New York, Chicago, Los Angeles, Boston. These represent the cities Americans frequently think of when asked about sports. The editors of DC Sports provide a compelling case for adding the national capital to that list. Washington, D.C., hosted important bicycle races in the late 1800s, exciting college football games in the Roaring ’20s, and a powerhouse college basketball team during the 1980s. The city had one of the first multipurpose stadiums, which became common in the 1960s and 1970s. The region became one of the first to suffer the indignity of having a favorite team move to another city, another more commonplace event today.

While these represented notable events and trends in the sporting world, the seventeen highly readable chapters in the book also illustrate that sports in Washington reflect larger cultural trends. Washingtonians enjoyed the growth in the playing and watching of sports that occurred throughout the late nineteenth and twentieth centuries. The city’s sports fans also perpetuated and fought against the racial discrimination that dominated during that same one hundred years.

Elzey and Wiggins incorporate authors from disciplines including sociology, kinesiology, communications, information science, and, of course, history and American studies. John Bloom examines the Washington area’s vibrant participation in amateur and professional cycling and later motorbike racing during the bicycle craze and why that differed for the city’s Caucasian and African American residents. The two bicycle arenas had short [End Page 229] lives, much like several of the other sad histories of the DC area’s sports venues detailed in Ryan A. Swanson’s chapter. The piece could have included the Uline Arena, and I’m left wondering if the D.C. United’s success changed the narrative of RFK Stadium at least a little bit.

Both David Wiggins and Chad Carlson spin fascinating stories about two sets of schools engaged in a short-term rivalry, college football for the former and high school basketball for the latter. Their chapters provide specifics about the games, as well as details about the cultural events and the larger meaning that these contests had for the fans. It would be interesting for Wiggins to compare his findings regarding Howard University football with the school’s role in basketball featured in Hot Potato. Marvin P. Dawkins and Jomills Henry Braddock II illuminate how the city’s discriminatory practices on public courses and the pressures of black golfers led to the creation of black golf clubs and the development of Langston Golf Course. The story of the late Mayor Marion Barry and late Jack Kent Cooke’s potential deal for a new Redskins’ stadium and its implications for Langston would be a fascinating addition to the chapter.

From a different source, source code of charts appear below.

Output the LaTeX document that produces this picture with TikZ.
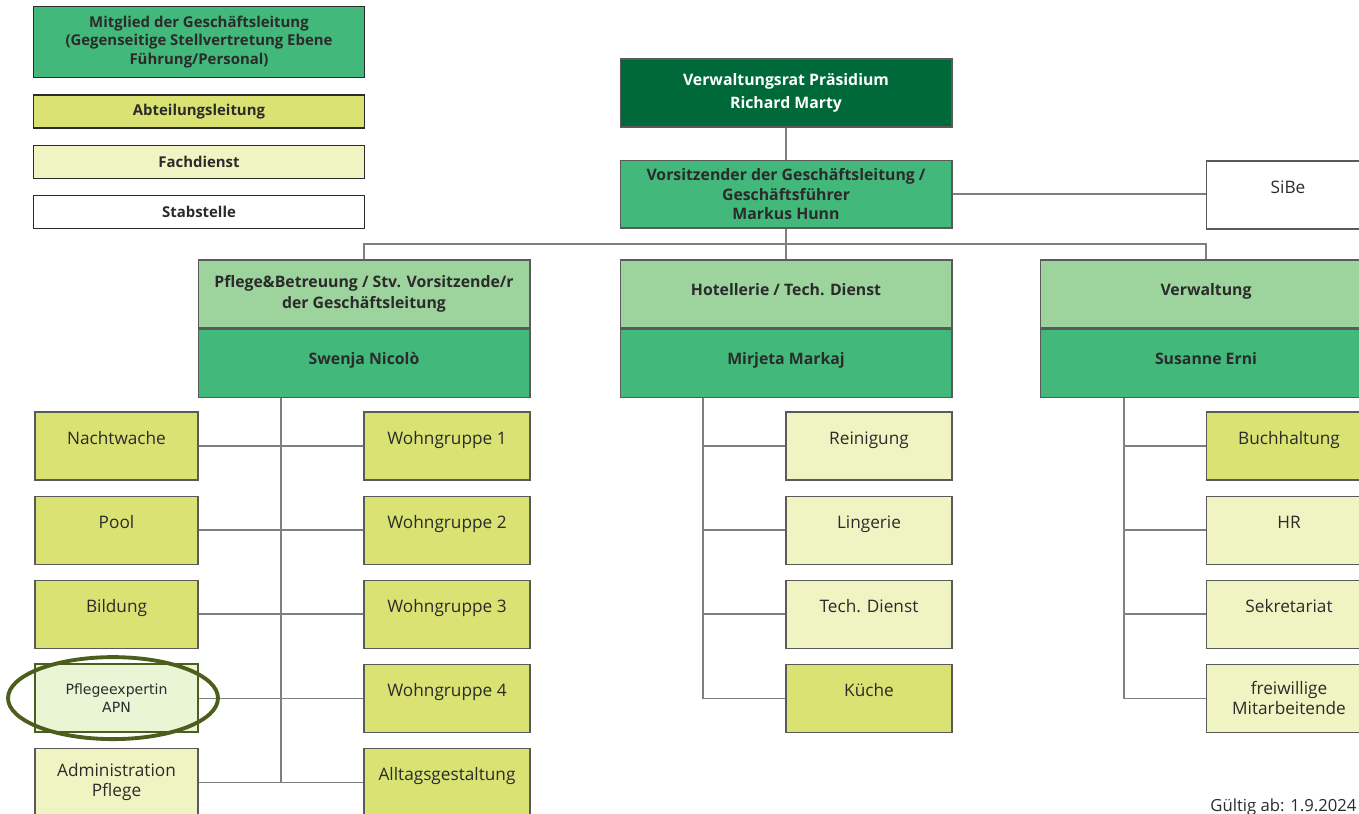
\documentclass[tikz,border=0pt]{standalone}
\usepackage{fontspec}
\setmainfont{Open Sans}
\newfontfamily\apnfont{DejaVu Sans}
\usetikzlibrary{positioning}

\definecolor{vrgreen}{HTML}{00693A}
\definecolor{glgreen}{HTML}{42B87B}
\definecolor{headgreen}{HTML}{9DD39C}
\definecolor{abtyellow}{HTML}{D9E272}
\definecolor{fachyellow}{HTML}{F0F4C2}
\definecolor{apnfill}{HTML}{E9F5D5}
\definecolor{ring}{HTML}{4B5E1C}
\definecolor{linegrey}{HTML}{808080}
\definecolor{boxline}{HTML}{5A5A5A}
\definecolor{ink}{HTML}{2B2B2B}

\begin{document}
\begin{tikzpicture}[
                x=0.02cm, y=-0.02cm,
                node distance=0.3cm,
                every node/.style={
                        draw=boxline,
                        line width=0.6pt,
                        align=center,
                        text=ink,
                        inner sep=2pt
                    },
                legend/.style={minimum width=6.64cm, minimum height=0.66cm, draw=ink,
                        font=\bfseries\fontsize{8.5}{10.5}\selectfont},
                lead/.style={minimum width=6.64cm, minimum height=1.36cm,
                        font=\bfseries\fontsize{9}{11}\selectfont},
                unit/.style={minimum width=3.32cm, minimum height=1.36cm,
                        font=\fontsize{9.8}{11.5}\selectfont},
                oneline/.style={text height=7pt, text depth=9pt},
                leadline/.style={text height=7pt, text depth=5.5pt},
                abt/.style={unit, fill=abtyellow},
                fach/.style={unit, fill=fachyellow},
                link/.style={draw=linegrey, line width=0.7pt}
            ]

            \useasboundingbox (0,0) rectangle (1359,814);

            % legend
            \node[legend, fill=glgreen, minimum height=1.42cm] (lgGL) at (199,42)
                {Mitglied der Geschäftsleitung\\(Gegenseitige Stellvertretung Ebene\\Führung/Personal)};
            \node[legend, fill=abtyellow] (lgAbt) at (199,111.5) {Abteilungsleitung};
            \node[legend, fill=fachyellow, below=0.32cm of lgAbt] (lgFach) {Fachdienst};
            \node[legend, fill=white, below=0.32cm of lgFach] (lgStab) {Stabstelle};

            % top
            \node[lead, fill=vrgreen, text=white, font=\bfseries\fontsize{9}{13}\selectfont] (vr) at (786,93)
                {Verwaltungsrat Präsidium\\Richard Marty};
            \node[lead, fill=glgreen, below=0.64cm of vr] (gf) {Vorsitzender der Geschäftsleitung /\\Geschäftsführer\\Markus Hunn};
            \node[unit, fill=white, minimum width=3.28cm, oneline] (sibe) at (1288,195) {SiBe};

            % departments
            \node[lead, fill=headgreen, font=\bfseries\fontsize{9}{12}\selectfont] (pflegeT) at (364,294)
                {Pflege\&Betreuung / Stv. Vorsitzende/r\\der Geschäftsleitung};
            \node[lead, fill=glgreen, below=0cm of pflegeT, leadline] (pflege) {Swenja Nicolò};
            \node[lead, fill=headgreen, leadline] (hotelT) at (786,294) {Hotellerie / Tech. Dienst};
            \node[lead, fill=glgreen, below=0cm of hotelT, leadline] (hotel) {Mirjeta Markaj};
            \node[lead, fill=headgreen, leadline] (verwT) at (1206,294) {Verwaltung};
            \node[lead, fill=glgreen, below=0cm of verwT, leadline] (verw) {Susanne Erni};

            % Pflege, left
            \node[abt, oneline, minimum width=3.26cm] (nacht) at (116.5,446) {Nachtwache};
            \node[abt, oneline, minimum width=3.26cm, below=of nacht] (pool) {Pool};
            \node[abt, oneline, minimum width=3.26cm, below=of pool] (bildung) {Bildung};
            \node[unit, minimum width=3.26cm, fill=apnfill, draw=ring, line width=1.2pt, outer sep=0.3pt,
                font=\apnfont\fontsize{8}{10.5}\selectfont, below=of bildung] (apn) {Pflegeexpertin\\APN};
            \node[fach, minimum width=3.26cm, below=of apn] (admin) {Administration\\Pflege};

            % Pflege, right
            \node[abt, oneline] (wg1) at (447,446) {Wohngruppe 1};
            \node[abt, oneline, below=of wg1] (wg2) {Wohngruppe 2};
            \node[abt, oneline, below=of wg2] (wg3) {Wohngruppe 3};
            \node[abt, oneline, below=of wg3] (wg4) {Wohngruppe 4};
            \node[abt, oneline, below=of wg4] (alltag) {Alltagsgestaltung};

            % Hotellerie
            \node[fach, oneline] (rein) at (869,446) {Reinigung};
            \node[fach, oneline, below=of rein] (ling) {Lingerie};
            \node[fach, oneline, below=of ling] (tech) {Tech. Dienst};
            \node[abt, oneline, below=of tech] (kueche) {Küche};

            % Verwaltung
            \node[abt, oneline] (buch) at (1289,446) {Buchhaltung};
            \node[fach, oneline, below=of buch] (hr) {HR};
            \node[fach, oneline, below=of hr] (sek) {Sekretariat};
            \node[fach, below=of sek] (frei) {freiwillige\\Mitarbeitende};

            \node[draw=none, inner sep=0pt, anchor=base east, font=\fontsize{9.5}{11}\selectfont] (valid) at (1357,811) {Gültig ab: 1.9.2024};

            % lines
            \coordinate (bus) at (786,244);
            \coordinate (pspine) at (281,0);
            \coordinate (hspine) at (703,0);
            \coordinate (vspine) at (1124,0);

            \draw[link] (vr) -- (gf);
            \draw[link] (gf) -- (hotelT);
            \draw[link] (gf.east) -- (gf.east -| sibe.west);
            \draw[link] (pflegeT) |- (bus) -| (verwT);

            \draw[link] (pspine |- pflege.south) -- (pspine |- admin);
            \foreach \l/\r in {nacht/wg1, pool/wg2, bildung/wg3, apn/wg4, admin/alltag}
                \draw[link] (\l) -- (\r);

            \draw[link] (hspine |- hotel.south) |- (kueche);
            \foreach \u in {rein, ling, tech}
                \draw[link] (hspine |- \u) -- (\u);

            \draw[link] (vspine |- verw.south) |- (frei);
            \foreach \u in {buch, hr, sek}
                \draw[link] (vspine |- \u) -- (\u);

            \draw[ring, line width=2.2pt] ([xshift=-0.07cm]apn.center) ellipse [x radius=2.1cm, y radius=0.82cm];

        \end{tikzpicture}
\end{document}
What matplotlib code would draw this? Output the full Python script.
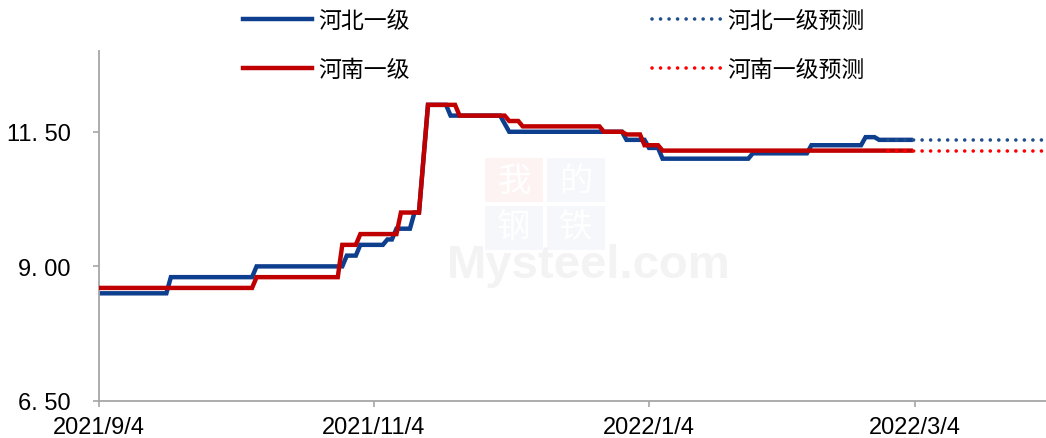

Martha H. Verbrugge’s piece on segregation and public recreation and Stephen H. Norwood’s work on the friendship between George Allen and Richard Nixon provide compelling looks at political interests battling changing cultural norms. This contextualization of sports within the cultural environment of the Washington region proves the great strength of this book. DC Sports would be a useful addition to undergraduate courses in sports history, sociology, and African American studies.